June 08, 2022

Taking Care: The Third Pillar

By Kendall Braunstein
Taking Care: The Third Pillar

Taking Care: The Third Pillar (of Ethics) 

Taking care of self/environment. The two are not distinguishable. Being nature, we aren't separate from our environment and whatever happens in our environment will directly impact us. So, our third ethical pillar involves taking care. 

In the second pillar we touched on how there's an ethical difference in buying products knowing they're harmful and choosing to buy them, and buying products with harmful ingredients unknowingly.

When you purchase these products (take lysol, for example) you're not only affecting your health when you buy and use it, you're also affecting the health of those around you. There's a chain reaction and we're seeing this play out with plastic in the ocean.

I believe we are nature, and as intelligent beings we have the ability to be cosmic stewards for the betterment of earth and all life forms. I believe nature has designed us to be her caretakers. And the first step to being a good steward is realizing that everything in nature is connected. So when we pollute the oceans with plastic, we'll end up eating that same plastic. But when we take care of our environments, our environments will take care of us. 

I think Darwin got it wrong. I don't think nature works on the principle of conflict; it's  not about war and survival of the fittest. I think nature works on the principle of trust and cooperation and beneficial relationships. And when something ceases to be cooperative and beneficial it becomes harmful to the overall ecosystem, and that causes conflict. This is something that Terence McKenna talked about in his book The Archaic Revival, who laid it out with an eloquence I won't attempt to paraphrase:

"Connectedness and symbiosis. Like plants, we need to maximize the qualities of connectedness and symbiosis. Plant-based approaches to modeling the world include awareness of the fractal and branching nature of community action. A treelike network of symbiotic relationships can now replace the model of evolution that we inherited from the 19th century [...] Later, more sophisticated observers (C. H. Waddington and Erich Jantsch) found not the War in Nature that Darwinists reported but rather a situation in which it was not competitive ability but ability to maximize cooperation with other species that most directly contributed to an organism's being able to function and endure as a member of a biome...

The matted floor of a tropical rain forest is an environment of great chemical diversity; the topology approaches that of brain tissue in its complexity. Within the network of interconnected roots, complex chemicals are being transmitted and received. Co-adaptive evolution and symbiotic relationships regulate this entire system with a ubiquitousness that argues for the evolutionary primacy of these cooperative strategies.

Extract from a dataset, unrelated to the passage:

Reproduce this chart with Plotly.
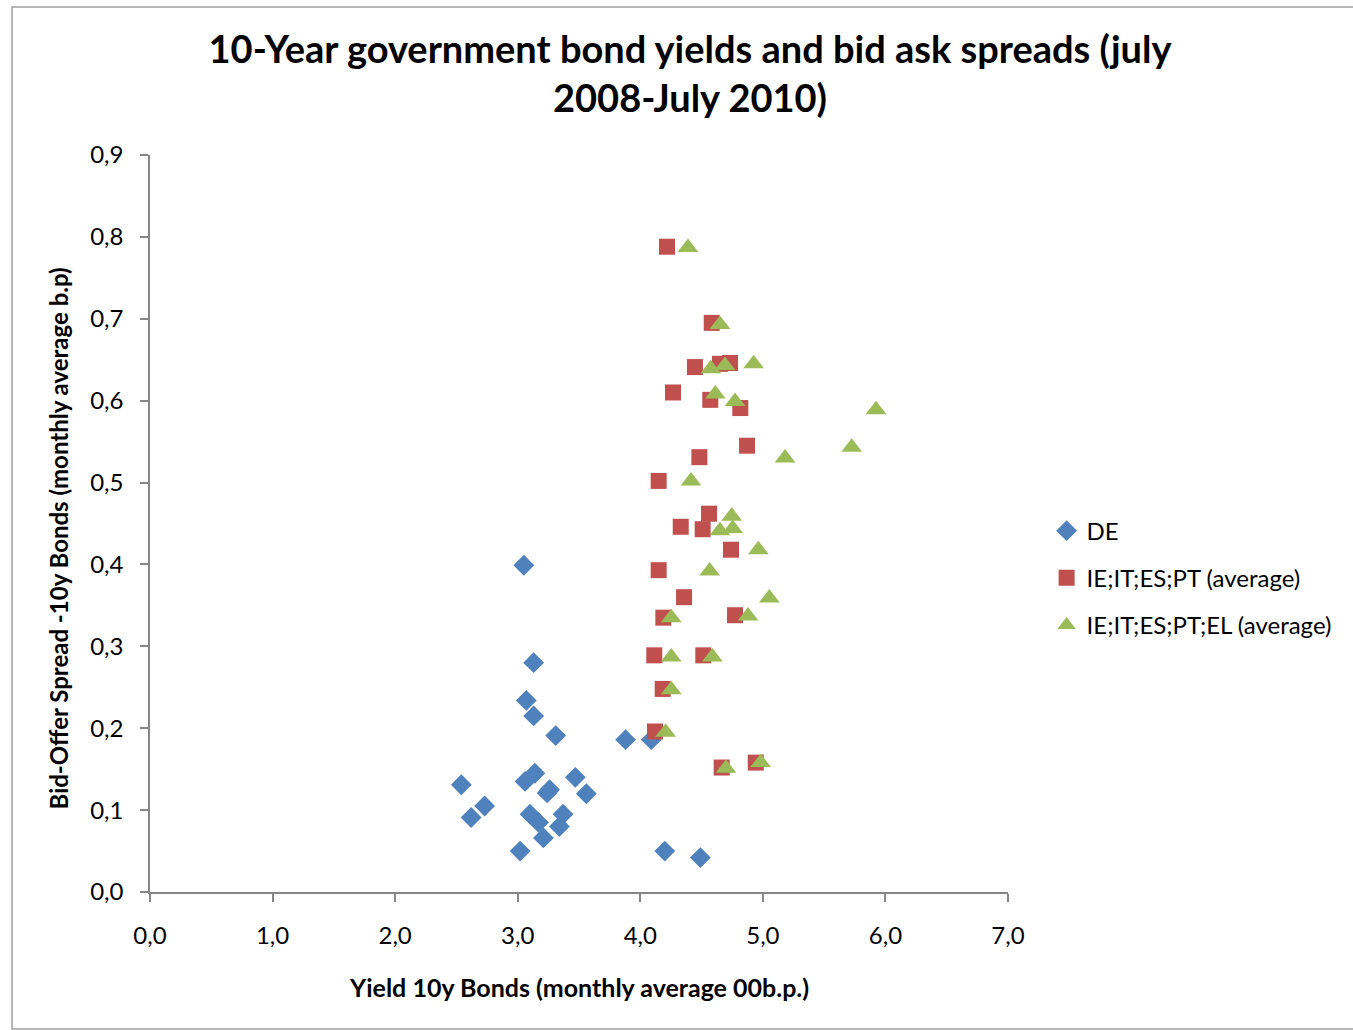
import plotly.graph_objects as go

# ---- data ----
de_x = [3.05, 3.13, 3.07, 3.13, 3.31, 3.88, 4.09, 2.54, 2.73, 2.62, 3.14, 3.06,
        3.26, 3.24, 3.47, 3.56, 3.10, 3.17, 3.37, 3.34, 3.21, 3.02, 4.20, 4.49]
de_y = [0.399, 0.280, 0.234, 0.215, 0.191, 0.186, 0.186, 0.131, 0.105, 0.091, 0.145, 0.135,
        0.125, 0.121, 0.140, 0.120, 0.095, 0.085, 0.095, 0.080, 0.066, 0.050, 0.050, 0.042]

iitesp_x = [4.218, 4.583, 4.446, 4.650, 4.732, 4.267, 4.571, 4.816, 4.871, 4.482, 4.150, 4.561, 4.330,
            4.509, 4.740, 4.150, 4.357, 4.188, 4.773, 4.114, 4.514, 4.183, 4.120, 4.664, 4.942]
iitesp_y = [0.788, 0.695, 0.641, 0.645, 0.646, 0.610, 0.601, 0.591, 0.545, 0.531, 0.502, 0.462, 0.446,
            0.443, 0.418, 0.393, 0.360, 0.335, 0.338, 0.289, 0.289, 0.248, 0.196, 0.152, 0.158]

iitespel_x = [4.389, 4.650, 4.575, 4.691, 4.925, 4.612, 4.773, 5.923, 5.725, 5.181, 4.414, 4.746, 4.650,
              4.754, 4.963, 4.566, 5.053, 4.253, 4.879, 4.253, 4.588, 4.253, 4.207, 4.699, 4.982]
iitespel_y = [0.787, 0.693, 0.639, 0.643, 0.645, 0.608, 0.599, 0.589, 0.543, 0.530, 0.502, 0.459, 0.441,
              0.444, 0.418, 0.392, 0.359, 0.335, 0.337, 0.287, 0.287, 0.247, 0.195, 0.151, 0.158]

series_names = ["DE", "IE;IT;ES;PT (average)", "IE;IT;ES;PT;EL (average)"]
x_ticks = [0, 1, 2, 3, 4, 5, 6, 7]
y_ticks = [0, 0.1, 0.2, 0.3, 0.4, 0.5, 0.6, 0.7, 0.8, 0.9]

FONT = "Lato, 'Open Sans', sans-serif"

fig = go.Figure()
fig.add_trace(go.Scatter(x=de_x, y=de_y, mode="markers", name=series_names[0], legendgroup="a",
                         marker=dict(symbol="diamond", size=16, color="#4F81BD")))
fig.add_trace(go.Scatter(x=iitesp_x, y=iitesp_y, mode="markers", name=series_names[1], legendgroup="b",
                         marker=dict(symbol="square", size=16, color="#C0504D")))
fig.add_trace(go.Scatter(x=iitespel_x, y=iitespel_y, mode="markers", name=series_names[2], legendgroup="c",
                         marker=dict(symbol="triangle-up", size=18, color="#9BBB59")))

axis_common = dict(showgrid=False, zeroline=False, showline=True, linecolor="#868686", linewidth=1.5,
                   ticks="outside", ticklen=8, tickcolor="#868686", tickwidth=1.5,
                   tickformat=".1f", tickfont=dict(family=FONT, size=24, color="#000000"))

fig.update_layout(
    width=1353, height=1030,
    paper_bgcolor="white", plot_bgcolor="white",
    margin=dict(l=150, r=345, t=155, b=138, autoexpand=False),
    separators=", ",
    font=dict(family=FONT, color="#000000"),
    title=dict(text="<b>10-Year government bond yields and bid ask spreads (july<br>2008-July 2010)</b>",
               x=0.51, xanchor="center", xref="container", y=0.939, yanchor="middle", yref="container",
               font=dict(family=FONT, size=38, color="#000000")),
    xaxis=dict(range=[0, 7], tickvals=x_ticks, ticklabelstandoff=13, **axis_common),
    yaxis=dict(range=[0, 0.9], tickvals=y_ticks, ticklabelstandoff=12, **axis_common),
    legend=dict(x=1.045, xanchor="left", y=0.426, yanchor="middle", traceorder="grouped",
                tracegroupgap=13, font=dict(family=FONT, size=24, color="#000000"),
                itemwidth=30, bgcolor="rgba(0,0,0,0)"),
    showlegend=True,
    annotations=[
        dict(text="<b>Yield 10y Bonds (monthly average 00b.p.)</b>", xref="paper", yref="paper",
             x=0.5, y=-0.129, xanchor="center", yanchor="middle", showarrow=False,
             font=dict(family=FONT, size=25, color="#000000")),
        dict(text="<b>Bid-Offer Spread -10y Bonds (monthly average b.p)</b>", xref="paper", yref="paper",
             x=-0.107, y=0.48, xanchor="center", yanchor="middle", textangle=-90, showarrow=False,
             font=dict(family=FONT, size=24, color="#000000")),
    ],
    shapes=[dict(type="rect", xref="paper", yref="paper", x0=-0.1608, x1=1.42, y0=-0.1859, y1=1.2008,
                 line=dict(color="#A0A0A0", width=1.5), fillcolor="rgba(0,0,0,0)", layer="below")],
)

fig.write_html("out.html")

For example, mycorrhizal fungi live in symbiosis on the outside of plant roots and gently balance and buffer the mineral-laden water that is moving through them to the roots of their host." (p. 221-222)

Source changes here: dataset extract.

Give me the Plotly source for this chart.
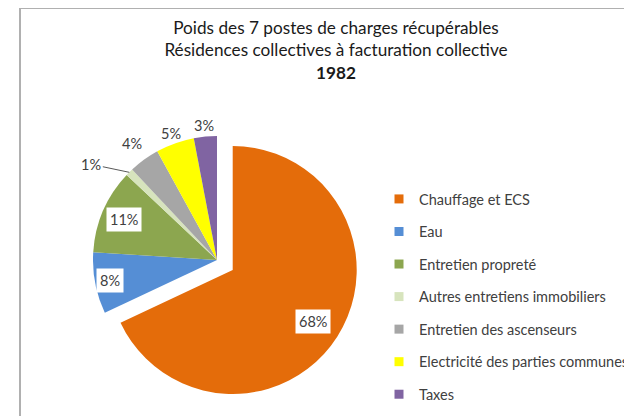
import math
import plotly.graph_objects as go

# ---- data ----
categories = [
    "Chauffage et ECS",
    "Eau",
    "Entretien propreté",
    "Autres entretiens immobiliers",
    "Entretien des ascenseurs",
    "Electricité des parties communes",
    "Taxes",
]
values = [68, 8, 11, 1, 4, 5, 3]
title_lines = [
    "Poids des 7 postes de charges récupérables",
    "Résidences collectives à facturation collective",
    "<b>1982</b>",
]

# ---- styles ----
colors = ["#E46C0A", "#558ED5", "#8CA64F", "#D7E4BD", "#A6A6A6", "#FFFF00", "#8064A2"]
pulls = [0.15, 0, 0, 0, 0, 0, 0]
label_radius = [0.77, 0.875, 0.82, 1.0, 1.16, 1.085, 1.09]   # fraction of radius
label_boxed = [True, True, True, False, False, False, False]
label_leader = [None, None, None, (-38, -8), None, None, None]  # pixel offset of text

FONT = "Lato, 'Open Sans', sans-serif"
TXT = "#404040"
FIG_W, FIG_H = 632, 416
OFF = 8                              # page offset of the figure inside the browser page
ML, MT, MR, MB = 20 - OFF, 0, 0, 0
PW, PH = FIG_W - ML - MR, FIG_H - MT - MB
CX, CY, R = 217 - OFF, 260 - OFF, 124          # pie centre / radius (pixels)
half = R * (1 + max(pulls))


def px_to_paper(px, py):
    return (px - ML) / PW, 1 - (py - MT) / PH


dx0, dy1 = px_to_paper(CX - half, CY - half)
dx1, dy0 = px_to_paper(CX + half, CY + half)

fig = go.Figure()

fig.add_trace(go.Pie(
    labels=categories,
    values=values,
    marker=dict(colors=colors, line=dict(color="white", width=0)),
    pull=pulls,
    sort=False,
    direction="clockwise",
    rotation=0,
    textinfo="none",
    domain=dict(x=[dx0, dx1], y=[dy0, dy1]),
    showlegend=False,
    hoverinfo="label+percent",
))

# percentage labels placed at each slice's mid-angle
total = sum(values)
annotations = []
cum = 0
for v, pl, fr, boxed, lead in zip(values, pulls, label_radius, label_boxed, label_leader):
    theta = math.radians(360 * (cum + v / 2) / total)
    cum += v
    sx, sy = math.sin(theta), -math.cos(theta)
    ccx, ccy = CX + pl * R * sx, CY + pl * R * sy
    px, py = ccx + fr * R * sx, ccy + fr * R * sy
    xp, yp = px_to_paper(px, py)
    pct = f"{round(100 * v / total)}%"
    ann = dict(
        x=xp, y=yp, xref="paper", yref="paper", text=pct,
        xanchor="center", yanchor="middle",
        font=dict(family=FONT, size=14.5, color=TXT),
        showarrow=False,
    )
    if boxed:
        ann.update(bgcolor="white", borderpad=3)
    if lead is not None:
        ann.update(showarrow=True, arrowhead=0, arrowwidth=1, arrowcolor="#595959",
                   ax=lead[0], ay=lead[1], standoff=0)
    annotations.append(ann)

# legend entries (one per category, same colours as the slices)
for name, col in zip(categories, colors):
    fig.add_trace(go.Scatter(
        x=[None], y=[None], mode="markers", name=name, legendgroup=name,
        marker=dict(symbol="square", size=9, color=col),
        showlegend=True, hoverinfo="skip",
    ))

fig.update_layout(
    width=FIG_W, height=FIG_H,
    margin=dict(l=ML, r=MR, t=MT, b=MB, autoexpand=False),
    paper_bgcolor="white", plot_bgcolor="white",
    font=dict(family=FONT, color=TXT),
    title=dict(
        text="<br>".join(title_lines),
        x=(336 - OFF) / FIG_W, xref="container", xanchor="center",
        y=1 - 26 / FIG_H, yref="container", yanchor="top",
        font=dict(family=FONT, size=17.2, color="#1a1a1a"),
    ),
    xaxis=dict(visible=False),
    yaxis=dict(visible=False),
    legend=dict(
        x=(371 - ML) / PW, xanchor="left",
        y=1 - (175 - MT) / PH, yanchor="top",
        traceorder="grouped", tracegroupgap=10.7,
        font=dict(family=FONT, size=14.5, color=TXT),
        bgcolor="rgba(0,0,0,0)", borderwidth=0,
    ),
    annotations=annotations,
    shapes=[dict(
        type="rect", xref="paper", yref="paper",
        x0=0, y0=-0.2, x1=1.2, y1=1,
        line=dict(color="#B0B0B0", width=2),
        fillcolor="rgba(0,0,0,0)", layer="below",
    )],
)

fig.write_html("out.html")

I believe we can play a beneficial role for our environments. By recognizing the natural importance of symbiosis and connectedness, we can develop real world strategies to help deescalate some of the harm we've caused to our environments, and forge a better path forward.

McKenna did too:

"Recycling. Like plants we need to recycle. On a cosmic scale we are no more mobile than plants [...] Plants are fixed. They cannot easily move to richer nutrients or leave an area if they foul or deplete it. They must recycle well. The fostering of a plant-based ethic that emulates the way in which the botanical world uses and replaces resources is sine qua non for planetary survival." (p. 222)

Refilling is a pragmatic approach to recycling well. It eliminates excess packaging, chemicals, and waste; and I believe it's the emulation of a plant based ethic.